▶ [EXERCISE AIM]
Extract all lines from the data beneath that include the word "with".

▶ [MATERIAL FOR THIS EXERCISE]
#####

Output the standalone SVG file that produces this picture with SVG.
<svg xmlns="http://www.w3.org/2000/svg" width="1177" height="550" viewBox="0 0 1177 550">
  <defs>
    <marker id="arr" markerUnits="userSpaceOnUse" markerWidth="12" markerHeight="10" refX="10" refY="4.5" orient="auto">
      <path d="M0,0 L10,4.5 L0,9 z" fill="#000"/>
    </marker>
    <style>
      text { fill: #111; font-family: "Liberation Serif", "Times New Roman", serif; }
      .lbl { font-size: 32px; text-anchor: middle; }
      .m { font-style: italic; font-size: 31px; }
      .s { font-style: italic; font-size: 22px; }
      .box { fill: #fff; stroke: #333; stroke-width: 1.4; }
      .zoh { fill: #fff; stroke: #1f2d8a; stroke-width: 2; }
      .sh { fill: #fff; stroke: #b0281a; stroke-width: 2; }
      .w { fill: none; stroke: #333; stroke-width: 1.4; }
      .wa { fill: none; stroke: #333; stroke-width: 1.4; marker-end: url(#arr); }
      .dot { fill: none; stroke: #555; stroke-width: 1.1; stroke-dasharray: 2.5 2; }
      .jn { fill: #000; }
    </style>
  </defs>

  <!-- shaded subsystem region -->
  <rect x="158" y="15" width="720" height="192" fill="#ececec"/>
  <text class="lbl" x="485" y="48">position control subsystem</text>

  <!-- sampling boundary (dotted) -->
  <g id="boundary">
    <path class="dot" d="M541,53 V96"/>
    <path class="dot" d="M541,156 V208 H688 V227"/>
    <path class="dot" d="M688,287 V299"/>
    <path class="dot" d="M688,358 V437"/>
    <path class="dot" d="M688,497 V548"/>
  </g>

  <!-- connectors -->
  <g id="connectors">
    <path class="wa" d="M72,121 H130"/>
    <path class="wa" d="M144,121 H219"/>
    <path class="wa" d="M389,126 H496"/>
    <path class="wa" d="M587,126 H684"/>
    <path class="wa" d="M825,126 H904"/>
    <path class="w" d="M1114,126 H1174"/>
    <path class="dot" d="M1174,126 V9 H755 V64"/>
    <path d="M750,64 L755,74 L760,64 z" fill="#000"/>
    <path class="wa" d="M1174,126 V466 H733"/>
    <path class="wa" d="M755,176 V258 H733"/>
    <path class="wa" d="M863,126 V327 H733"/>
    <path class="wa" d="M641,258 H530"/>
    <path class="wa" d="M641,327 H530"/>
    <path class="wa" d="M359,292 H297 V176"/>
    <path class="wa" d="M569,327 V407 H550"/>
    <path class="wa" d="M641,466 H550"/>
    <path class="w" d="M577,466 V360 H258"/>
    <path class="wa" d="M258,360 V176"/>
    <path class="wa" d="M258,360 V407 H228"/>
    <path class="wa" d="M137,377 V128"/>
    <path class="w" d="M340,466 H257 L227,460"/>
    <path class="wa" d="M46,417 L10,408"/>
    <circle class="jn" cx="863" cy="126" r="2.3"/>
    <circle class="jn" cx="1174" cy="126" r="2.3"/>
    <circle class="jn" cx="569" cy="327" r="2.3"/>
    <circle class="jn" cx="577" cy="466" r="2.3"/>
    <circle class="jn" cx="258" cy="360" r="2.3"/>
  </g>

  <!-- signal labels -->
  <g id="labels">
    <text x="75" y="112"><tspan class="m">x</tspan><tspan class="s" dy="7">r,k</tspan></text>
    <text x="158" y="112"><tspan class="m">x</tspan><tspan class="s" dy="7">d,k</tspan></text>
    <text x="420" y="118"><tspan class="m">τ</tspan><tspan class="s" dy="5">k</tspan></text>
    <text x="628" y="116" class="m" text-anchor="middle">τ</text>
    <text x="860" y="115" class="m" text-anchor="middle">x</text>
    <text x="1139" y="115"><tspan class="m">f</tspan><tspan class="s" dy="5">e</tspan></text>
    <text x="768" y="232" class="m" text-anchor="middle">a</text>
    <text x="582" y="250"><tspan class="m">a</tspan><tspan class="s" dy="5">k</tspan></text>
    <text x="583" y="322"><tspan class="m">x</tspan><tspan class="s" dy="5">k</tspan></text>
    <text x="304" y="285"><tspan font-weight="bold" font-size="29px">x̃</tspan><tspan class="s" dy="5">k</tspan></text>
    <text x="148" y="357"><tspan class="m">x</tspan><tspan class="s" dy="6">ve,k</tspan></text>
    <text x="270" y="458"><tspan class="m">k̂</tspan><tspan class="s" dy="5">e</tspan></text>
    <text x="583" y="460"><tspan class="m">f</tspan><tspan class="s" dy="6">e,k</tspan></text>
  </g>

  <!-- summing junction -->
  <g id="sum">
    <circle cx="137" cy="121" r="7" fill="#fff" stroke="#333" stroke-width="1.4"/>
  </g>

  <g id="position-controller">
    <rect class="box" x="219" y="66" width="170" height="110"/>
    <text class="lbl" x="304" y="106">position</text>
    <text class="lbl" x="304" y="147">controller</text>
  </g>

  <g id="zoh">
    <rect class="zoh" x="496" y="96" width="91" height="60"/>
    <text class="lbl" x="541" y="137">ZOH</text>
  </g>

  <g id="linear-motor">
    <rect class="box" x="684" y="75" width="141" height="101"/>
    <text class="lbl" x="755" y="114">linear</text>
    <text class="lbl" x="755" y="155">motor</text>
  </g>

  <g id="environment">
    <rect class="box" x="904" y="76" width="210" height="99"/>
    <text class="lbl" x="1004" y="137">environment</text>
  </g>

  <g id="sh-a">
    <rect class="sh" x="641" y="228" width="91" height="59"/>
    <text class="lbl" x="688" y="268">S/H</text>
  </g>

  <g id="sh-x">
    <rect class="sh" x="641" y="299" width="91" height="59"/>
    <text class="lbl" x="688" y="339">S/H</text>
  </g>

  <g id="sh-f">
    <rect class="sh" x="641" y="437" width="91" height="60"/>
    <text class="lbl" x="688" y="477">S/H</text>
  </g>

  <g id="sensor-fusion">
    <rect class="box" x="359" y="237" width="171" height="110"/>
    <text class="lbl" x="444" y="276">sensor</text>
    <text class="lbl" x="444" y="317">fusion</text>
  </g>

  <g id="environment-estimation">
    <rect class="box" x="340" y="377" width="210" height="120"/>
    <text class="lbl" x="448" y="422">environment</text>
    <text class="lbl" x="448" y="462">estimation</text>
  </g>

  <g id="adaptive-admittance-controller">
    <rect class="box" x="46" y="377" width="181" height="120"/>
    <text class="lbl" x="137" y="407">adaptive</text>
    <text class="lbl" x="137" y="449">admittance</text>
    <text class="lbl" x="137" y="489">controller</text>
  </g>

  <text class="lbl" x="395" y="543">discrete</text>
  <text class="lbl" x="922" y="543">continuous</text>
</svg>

#####

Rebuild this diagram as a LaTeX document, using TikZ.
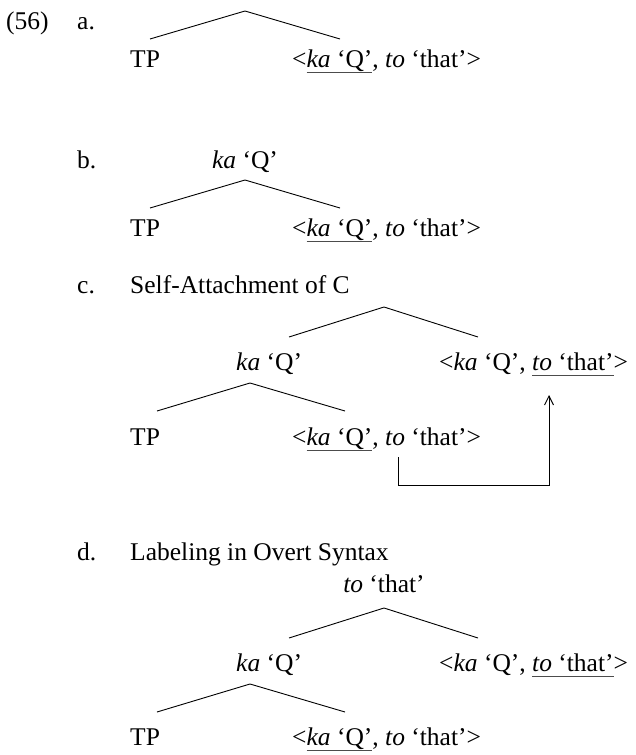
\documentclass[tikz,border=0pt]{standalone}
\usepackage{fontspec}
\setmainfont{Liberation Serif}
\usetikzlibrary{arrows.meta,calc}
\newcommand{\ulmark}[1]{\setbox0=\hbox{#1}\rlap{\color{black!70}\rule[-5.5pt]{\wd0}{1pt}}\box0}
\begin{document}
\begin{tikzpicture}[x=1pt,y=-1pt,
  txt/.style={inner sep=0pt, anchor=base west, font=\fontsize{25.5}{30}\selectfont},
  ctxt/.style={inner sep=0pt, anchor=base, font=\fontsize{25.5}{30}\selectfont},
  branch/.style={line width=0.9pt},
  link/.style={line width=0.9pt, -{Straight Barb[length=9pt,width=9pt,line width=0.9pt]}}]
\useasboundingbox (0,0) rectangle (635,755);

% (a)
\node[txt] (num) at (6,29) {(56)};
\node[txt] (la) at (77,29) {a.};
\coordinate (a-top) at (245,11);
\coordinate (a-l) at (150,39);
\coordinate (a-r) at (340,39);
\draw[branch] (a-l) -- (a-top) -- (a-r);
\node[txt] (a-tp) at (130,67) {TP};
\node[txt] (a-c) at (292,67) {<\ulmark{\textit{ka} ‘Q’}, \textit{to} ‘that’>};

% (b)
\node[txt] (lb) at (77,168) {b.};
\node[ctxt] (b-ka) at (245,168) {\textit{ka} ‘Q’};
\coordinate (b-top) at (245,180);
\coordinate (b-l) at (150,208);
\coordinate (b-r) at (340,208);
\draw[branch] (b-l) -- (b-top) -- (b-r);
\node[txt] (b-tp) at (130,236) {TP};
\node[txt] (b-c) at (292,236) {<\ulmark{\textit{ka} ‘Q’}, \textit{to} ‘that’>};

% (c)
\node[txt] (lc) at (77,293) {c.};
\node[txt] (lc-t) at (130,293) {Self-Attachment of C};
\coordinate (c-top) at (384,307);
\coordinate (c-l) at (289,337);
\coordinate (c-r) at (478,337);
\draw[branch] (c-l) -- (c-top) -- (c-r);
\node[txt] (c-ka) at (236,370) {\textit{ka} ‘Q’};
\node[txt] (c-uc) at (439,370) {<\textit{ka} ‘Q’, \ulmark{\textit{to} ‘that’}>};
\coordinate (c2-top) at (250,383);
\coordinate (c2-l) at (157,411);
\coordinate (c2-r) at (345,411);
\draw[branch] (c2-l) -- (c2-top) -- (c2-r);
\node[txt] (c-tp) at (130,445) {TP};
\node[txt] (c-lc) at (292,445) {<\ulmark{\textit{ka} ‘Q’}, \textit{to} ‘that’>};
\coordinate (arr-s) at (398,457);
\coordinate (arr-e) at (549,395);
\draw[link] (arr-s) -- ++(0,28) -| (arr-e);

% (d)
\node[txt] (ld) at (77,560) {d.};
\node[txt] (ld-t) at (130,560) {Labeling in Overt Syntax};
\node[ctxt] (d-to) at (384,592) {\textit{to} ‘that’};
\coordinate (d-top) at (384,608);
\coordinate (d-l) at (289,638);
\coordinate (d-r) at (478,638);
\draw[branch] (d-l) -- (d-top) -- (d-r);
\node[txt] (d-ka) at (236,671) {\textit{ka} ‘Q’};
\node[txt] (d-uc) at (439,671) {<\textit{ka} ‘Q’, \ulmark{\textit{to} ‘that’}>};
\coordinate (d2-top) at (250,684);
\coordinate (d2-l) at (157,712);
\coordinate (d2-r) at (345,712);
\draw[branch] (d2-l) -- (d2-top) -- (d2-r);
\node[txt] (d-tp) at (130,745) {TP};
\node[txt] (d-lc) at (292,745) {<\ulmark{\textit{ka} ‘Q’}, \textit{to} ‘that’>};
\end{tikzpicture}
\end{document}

#####

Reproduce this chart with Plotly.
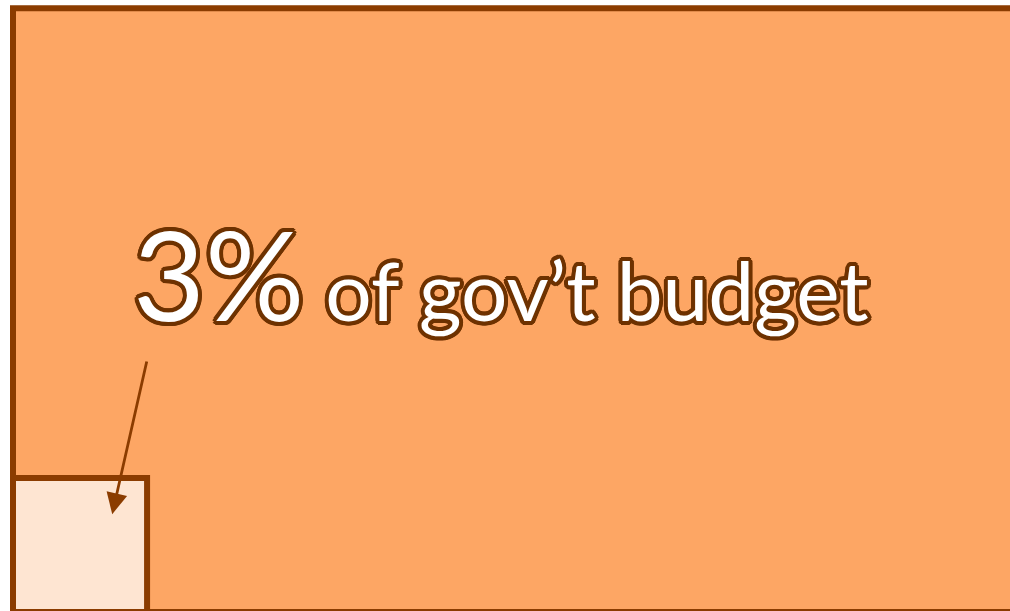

#####

▶ [FINAL RESULT]
Output the standalone SVG file that produces this picture with SVG.
Reproduce this chart with Plotly.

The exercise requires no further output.